We’d urge all content mods at Accenture to ask their managers directly why the Q&A has been delayed – and how the company will guarantee their voices are genuinely heard when it finally does happen in February? 

If you want to be part of exposing what a sham it is to the world, you have our deets.

Uber loser in court… again

There was great news for Uber drivers in London a few weeks before Christmas when the UK’s top court upheld a previous ruling that app drivers are employees working for the company – not independent contractors. That means they’re legally entitled to full employment rights like holiday pay, sick pay and pensions. 

Put your paws in the air for the App Drivers and Couriers Union, and its general secretary James Farrar and president Yaseen Aslam, who have been the driving force behind this hard-fought win. 

Roll your eyes and scratch your snout at the BBC news website’s coverage of the judgment which ran Uber’s corporate fluff response uncritically as its headline. 

We love the Beeb dearly but that top line – which is the only bit most people will read – takes a big victory that sets a precedent for thousands of other tech workers in the UK in their battle for fair pay, conditions and human dignity, and reduces it to: “your cab fare will go up – says cab company”. Must have been trebles all round at Uber PR that afternoon. 

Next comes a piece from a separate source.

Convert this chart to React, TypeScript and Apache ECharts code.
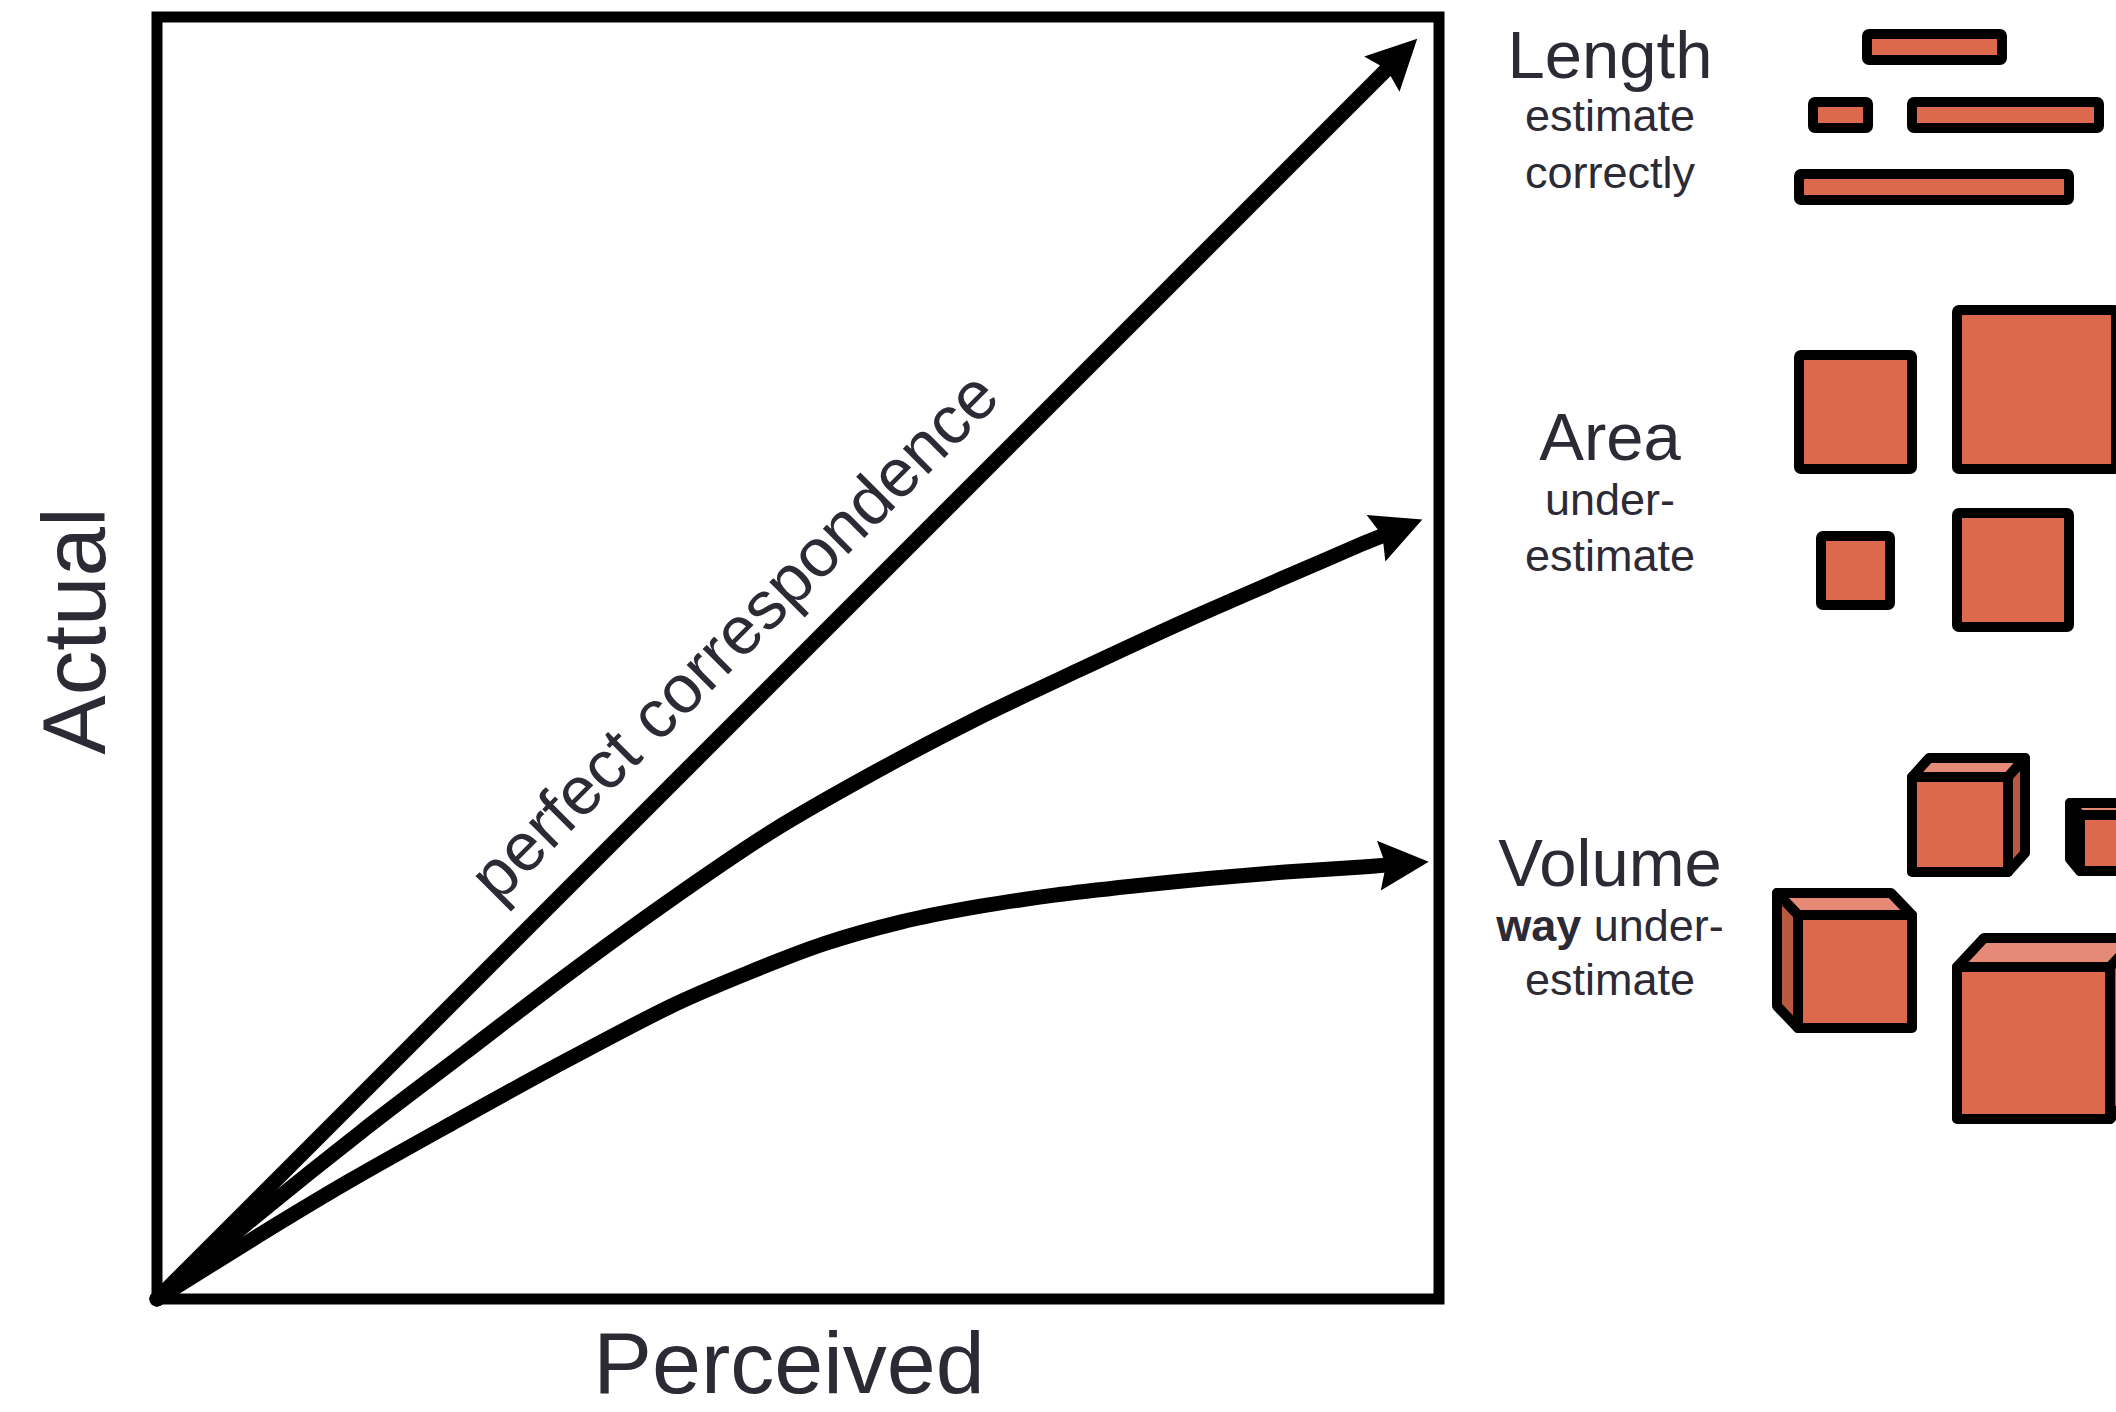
import React, { useEffect, useRef } from "react";
import * as echarts from "echarts";

// ---- data (unit square: 0 = origin, 1 = full scale) ----
const perfectCurve: number[][] = [
  [0, 0],
  [0.983, 0.983],
];
const areaCurve: number[][] = [
  [0, 0], [0.08, 0.067], [0.16, 0.131], [0.24, 0.192], [0.32, 0.253],
  [0.4, 0.311], [0.48, 0.365], [0.56, 0.411], [0.64, 0.453], [0.72, 0.491],
  [0.8, 0.528], [0.88, 0.563], [0.94, 0.589], [0.987, 0.608],
];
const volumeCurve: number[][] = [
  [0, 0], [0.08, 0.05], [0.15, 0.092], [0.23, 0.137], [0.31, 0.181],
  [0.4, 0.228], [0.46, 0.254], [0.52, 0.277], [0.58, 0.294], [0.64, 0.306],
  [0.7, 0.315], [0.76, 0.322], [0.82, 0.328], [0.88, 0.333], [0.94, 0.337],
  [0.992, 0.341],
];
const curves = [perfectCurve, areaCurve, volumeCurve];

const xTitle = "Perceived";
const yTitle = "Actual";
const diagonalLabel = "perfect correspondence";
const diagonalLabelAt = [0.4836, 0.4836];

const legendTitles = ["Length", "Area", "Volume"];
const legendNotes = [
  ["estimate", "correctly"],
  ["under-", "estimate"],
  ["{b|way} under-", "estimate"],
];

const INK = "#2b2a35";
const FONT = "'Liberation Sans', Arial, Helvetica, sans-serif";
const FILL = "#dc694c";
const TOP = "#e48a77";
const SIDE = "#b75a40";

function buildGraphics(): any[] {
  const g: any[] = [];
  const titleY = [54, 436, 862];
  const noteY = [
    [115, 172],
    [499, 555],
    [925, 979],
  ];
  legendTitles.forEach((t, i) => {
    g.push({
      type: "text", x: 1610, y: titleY[i],
      style: { text: t, fontSize: 67, fontFamily: FONT, fill: INK, align: "center", verticalAlign: "middle" },
    });
    legendNotes[i].forEach((n, j) => {
      g.push({
        type: "text", x: 1610, y: noteY[i][j],
        style: {
          text: n, fontSize: 45, fontFamily: FONT, fill: INK, align: "center", verticalAlign: "middle",
          rich: { b: { fontSize: 45, fontFamily: FONT, fill: INK, fontWeight: "bold" } },
        },
      });
    });
  });
  const box = (x: number, y: number, w: number, h: number) => ({
    type: "rect",
    shape: { x, y, width: w, height: h, r: 2 },
    style: { fill: FILL, stroke: "#000", lineWidth: 10, lineJoin: "round" },
  });
  // length bars
  g.push(box(1867, 34, 135, 26));
  g.push(box(1813, 102, 55, 26));
  g.push(box(1912, 102, 187, 26));
  g.push(box(1799, 174, 270, 26));
  // area squares
  g.push(box(1799, 355, 113, 114));
  g.push(box(1957, 310, 159, 159));
  g.push(box(1821, 536, 69, 69));
  g.push(box(1957, 513, 112, 114));
  // cubes
  const poly = (pts: number[][], fill: string) => ({
    type: "polygon",
    shape: { points: pts },
    style: { fill, stroke: "#000", lineWidth: 10, lineJoin: "round" },
  });
  const cube = (x0: number, y0: number, x1: number, y1: number, dx: number, dy: number) => {
    const top = [[x0, y0], [x1, y0], [x1 + dx, y0 + dy], [x0 + dx, y0 + dy]];
    const side =
      dx > 0
        ? [[x1, y0], [x1 + dx, y0 + dy], [x1 + dx, y1 + dy], [x1, y1]]
        : [[x0, y0], [x0 + dx, y0 + dy], [x0 + dx, y1 + dy], [x0, y1]];
    g.push(poly(top, TOP));
    g.push(poly(side, SIDE));
    g.push(poly([[x0, y0], [x1, y0], [x1, y1], [x0, y1]], FILL));
  };
  cube(1912, 777, 2008, 872, 17, -19);
  cube(2080, 815, 2175, 871, -10, -12);
  cube(1798, 915, 1912, 1028, -21, -22);
  cube(1957, 967, 2110, 1119, 27, -29);
  return g;
}

export default function App() {
  const ref = useRef<HTMLDivElement>(null);
  useEffect(() => {
    document.body.style.margin = "0";
    const chart = echarts.init(ref.current!, null, { renderer: "svg" });
    const option: any = {
      animation: false,
      backgroundColor: "#ffffff",
      grid: {
        show: true, left: 157, top: 17, width: 1282, height: 1282,
        containLabel: false, outerBoundsMode: "none",
        borderColor: "#000", borderWidth: 11, backgroundColor: "transparent",
      },
      xAxis: {
        type: "value", min: 0, max: 1,
        axisLine: { show: false }, axisTick: { show: false }, axisLabel: { show: false }, splitLine: { show: false },
        name: xTitle, nameLocation: "middle", nameGap: 19,
        nameTextStyle: { fontSize: 88, fontFamily: FONT, color: INK, padding: [0, 18, 0, 0] },
      },
      yAxis: {
        type: "value", min: 0, max: 1,
        axisLine: { show: false }, axisTick: { show: false }, axisLabel: { show: false }, splitLine: { show: false },
        name: yTitle, nameLocation: "middle", nameGap: 39, nameRotate: 90,
        nameTextStyle: { fontSize: 89, fontFamily: FONT, color: INK, padding: [0, 0, 0, 54] },
      },
      series: [
        {
          type: "custom",
          coordinateSystem: "cartesian2d",
          data: curves.map((_, i) => [i]),
          encode: { x: 0 },
          renderItem: (params: any, api: any) => {
            const c = curves[api.value(0) as number];
            const px = c.map((p) => api.coord(p));
            const tip = px[px.length - 1];
            const L = 50, HW = 25, notch = 7;
            let k = px.length - 2;
            while (k > 0 && Math.hypot(tip[0] - px[k][0], tip[1] - px[k][1]) < L + 12) k--;
            const r = px[k];
            const dx = tip[0] - r[0], dy = tip[1] - r[1];
            const len = Math.hypot(dx, dy);
            const ux = dx / len, uy = dy / len;
            const nx = -uy, ny = ux;
            const base = [tip[0] - ux * L, tip[1] - uy * L];
            const np = [tip[0] - ux * (L - notch), tip[1] - uy * (L - notch)];
            const shaft = px.slice(0, k + 1).concat([np]);
            return {
              type: "group",
              children: [
                {
                  type: "polyline",
                  shape: { points: shaft, smooth: 0.3 },
                  style: { stroke: "#000", lineWidth: 15, fill: null, lineCap: "round", lineJoin: "round" },
                },
                {
                  type: "polygon",
                  shape: {
                    points: [
                      tip,
                      [base[0] + nx * HW, base[1] + ny * HW],
                      np,
                      [base[0] - nx * HW, base[1] - ny * HW],
                    ],
                  },
                  style: { fill: "#000" },
                },
              ],
            };
          },
        },
        {
          type: "custom",
          coordinateSystem: "cartesian2d",
          data: [diagonalLabelAt],
          renderItem: (params: any, api: any) => {
            const p = api.coord([api.value(0), api.value(1)]);
            const off = 62 / Math.SQRT2;
            return {
              type: "text",
              x: p[0] - off,
              y: p[1] - off,
              rotation: Math.PI / 4,
              style: {
                text: diagonalLabel, fontSize: 68, fontFamily: FONT, fill: INK,
                align: "center", verticalAlign: "middle",
              },
            };
          },
        },
      ],
      graphic: buildGraphics(),
    };
    chart.setOption(option);
    return () => chart.dispose();
  }, []);
  return <div ref={ref} style={{ width: 2116, height: 1412 }} />;
}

Bezos has one less billion

And finally – a trio of bright spots for workers fighting the good fight against the world’s saddest space cowboy. 

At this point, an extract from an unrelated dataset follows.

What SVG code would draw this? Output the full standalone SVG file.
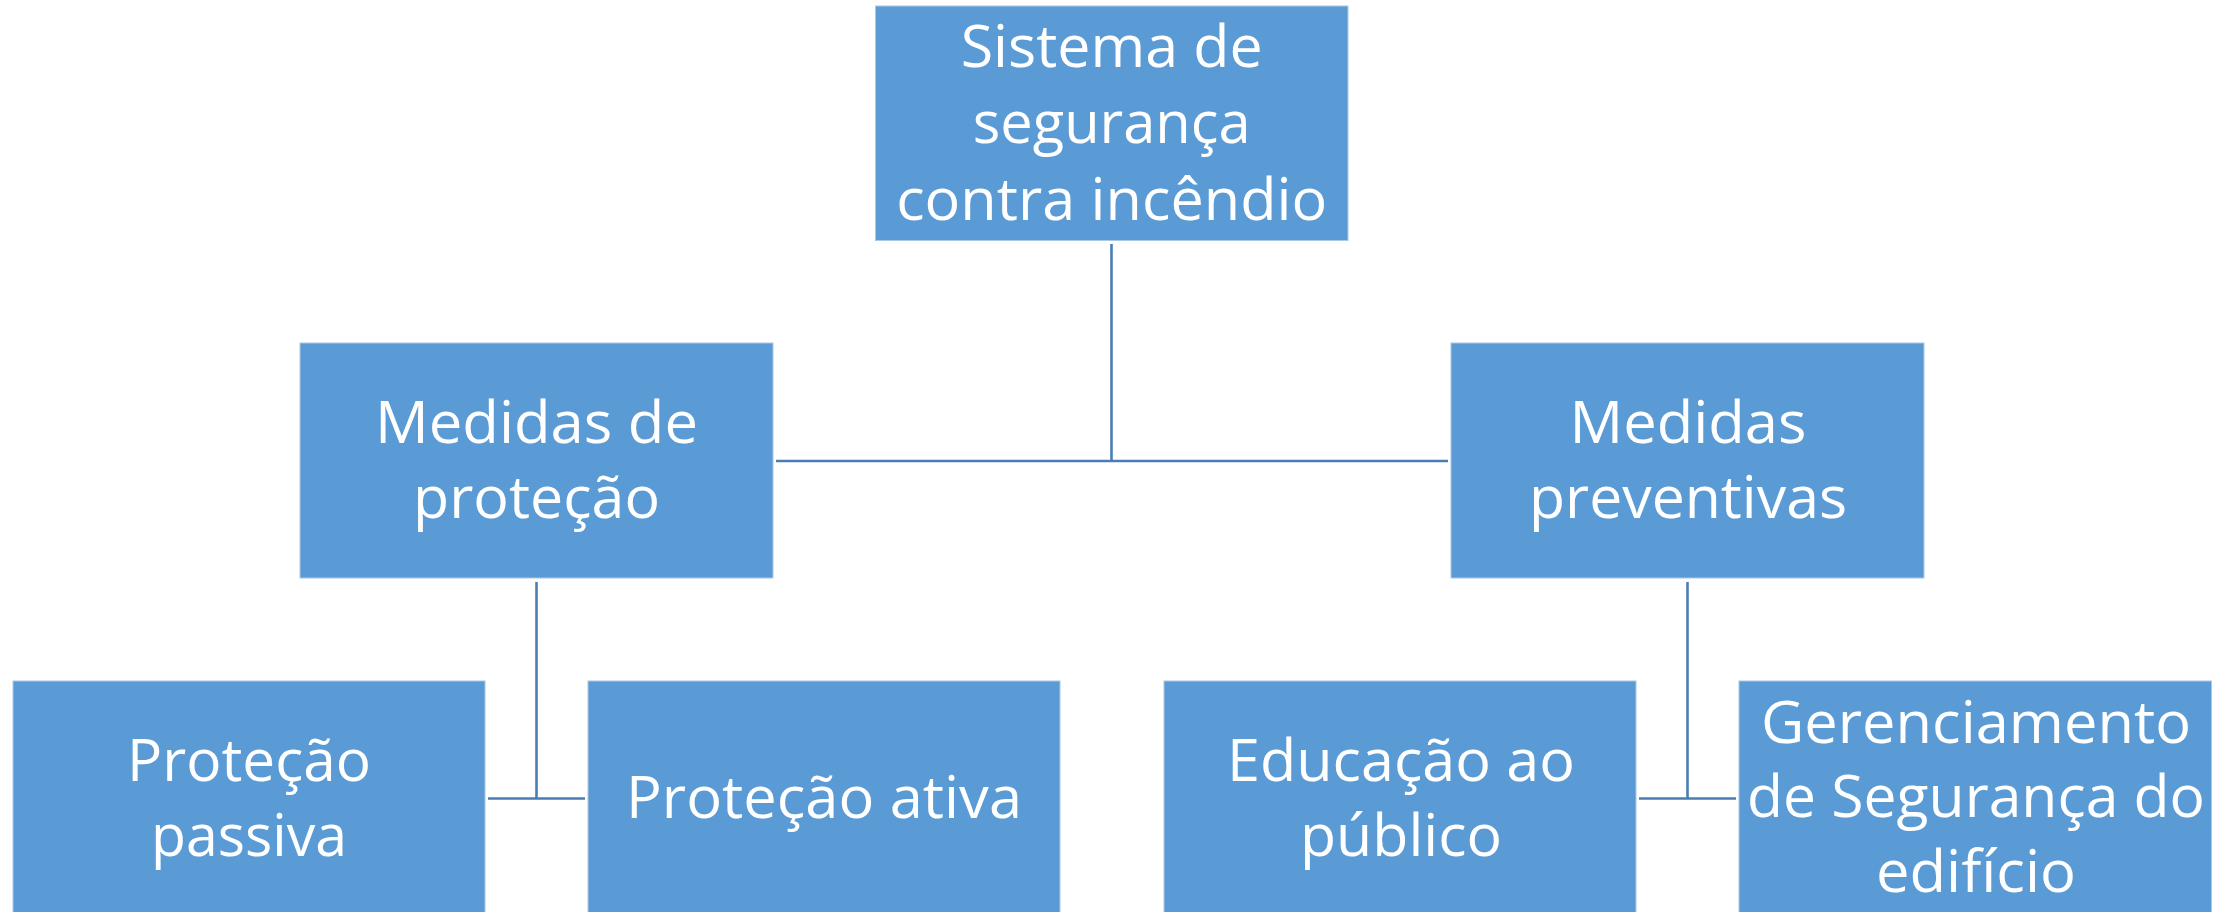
<svg xmlns="http://www.w3.org/2000/svg" width="2231" height="912" viewBox="0 0 2231 912">
<style>
.box{fill:#5B9BD5;stroke:#A9C8E8;stroke-width:1}
.lbl{font-family:"Open Sans","Noto Sans",sans-serif;font-size:59px;fill:#FFFFFF;text-anchor:middle}
.conn{stroke:#4A7DB3;stroke-width:2.6;fill:none}
</style>
<rect x="0" y="0" width="2231" height="912" fill="#FFFFFF"/>
<g id="connectors">
<line class="conn" x1="1111.5" y1="244" x2="1111.5" y2="461"/>
<line class="conn" x1="776" y1="461" x2="1448" y2="461"/>
<line class="conn" x1="536.5" y1="582" x2="536.5" y2="799"/>
<line class="conn" x1="488" y1="798.5" x2="585" y2="798.5"/>
<line class="conn" x1="1687.5" y1="582" x2="1687.5" y2="799"/>
<line class="conn" x1="1639" y1="798.5" x2="1736" y2="798.5"/>
</g>
<g id="node-sistema">
<rect class="box" x="875.5" y="6" width="472.5" height="234.5"/>
<text class="lbl" x="1111.7" y="67" textLength="302" lengthAdjust="spacingAndGlyphs">Sistema de</text>
<text class="lbl" x="1111.7" y="143" textLength="278" lengthAdjust="spacingAndGlyphs">segurança</text>
<text class="lbl" x="1111.7" y="220" textLength="431" lengthAdjust="spacingAndGlyphs">contra incêndio</text>
</g>
<g id="node-protecao">
<rect class="box" x="300" y="343" width="473" height="235"/>
<text class="lbl" x="536.5" y="443" textLength="323" lengthAdjust="spacingAndGlyphs">Medidas de</text>
<text class="lbl" x="536.5" y="518" textLength="247" lengthAdjust="spacingAndGlyphs">proteção</text>
</g>
<g id="node-preventivas">
<rect class="box" x="1451" y="343" width="473" height="235"/>
<text class="lbl" x="1688" y="443" textLength="237" lengthAdjust="spacingAndGlyphs">Medidas</text>
<text class="lbl" x="1688" y="518" textLength="318" lengthAdjust="spacingAndGlyphs">preventivas</text>
</g>
<g id="node-passiva">
<rect class="box" x="13" y="681" width="472" height="240"/>
<text class="lbl" x="249" y="781" textLength="244" lengthAdjust="spacingAndGlyphs">Proteção</text>
<text class="lbl" x="249" y="856" textLength="196" lengthAdjust="spacingAndGlyphs">passiva</text>
</g>
<g id="node-ativa">
<rect class="box" x="588" y="681" width="472" height="240"/>
<text class="lbl" x="824" y="818" textLength="396" lengthAdjust="spacingAndGlyphs">Proteção ativa</text>
</g>
<g id="node-educacao">
<rect class="box" x="1164" y="681" width="472" height="240"/>
<text class="lbl" x="1401" y="781" textLength="348" lengthAdjust="spacingAndGlyphs">Educação ao</text>
<text class="lbl" x="1401" y="856" textLength="202" lengthAdjust="spacingAndGlyphs">público</text>
</g>
<g id="node-gerenciamento">
<rect class="box" x="1739" y="681" width="472.5" height="240"/>
<text class="lbl" x="1976" y="743" textLength="430" lengthAdjust="spacingAndGlyphs">Gerenciamento</text>
<text class="lbl" x="1976" y="817" textLength="458" lengthAdjust="spacingAndGlyphs">de Segurança do</text>
<text class="lbl" x="1976" y="892" textLength="200" lengthAdjust="spacingAndGlyphs">edifício</text>
</g>
</svg>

First up, Italy’s competition regulators kept the antitrust fire burning by fining Amazon $1.2 billion. The company went hopping mad over losing just one of Bezos’s bazillions of billions – that tells you how much they fear laws designed to break up its monopoly. 

Then, twas the night before the night before Christmas and all through the (ware)house, workers were organising – or at least they will now be able to without Amazon calling the cops or getting security to menace them for being on the shop floor fifteen minutes after the end of their shift, thanks to a settlement from the US labour regulator, the NLRB, as reported in the NYT. That beats a satsuma, as stocking fillers go.

And back to the UK, where Sharon Graham, new boss of the country’s second largest trade union, Unite, gave an interview to the Sunday Mirror, laying out her plans for international workers’ cooperation in fighting back against Amazon.

Graham, who won her position at the top of the union by promising to make tackling Amazon’s anti-union tactics her top priority, aims to combine the power of her own union with fellow organised workers in Germany and the States in taking down the beast. 

We back this idea. Amazon is a corporate behemoth of unprecedented size and scope in the history of the world. The movement needed to force it to treat its workers like human beings will take people all over the world working together. Shazza’s plan sounds like a great start.

That’s all for now Fox – solidarity.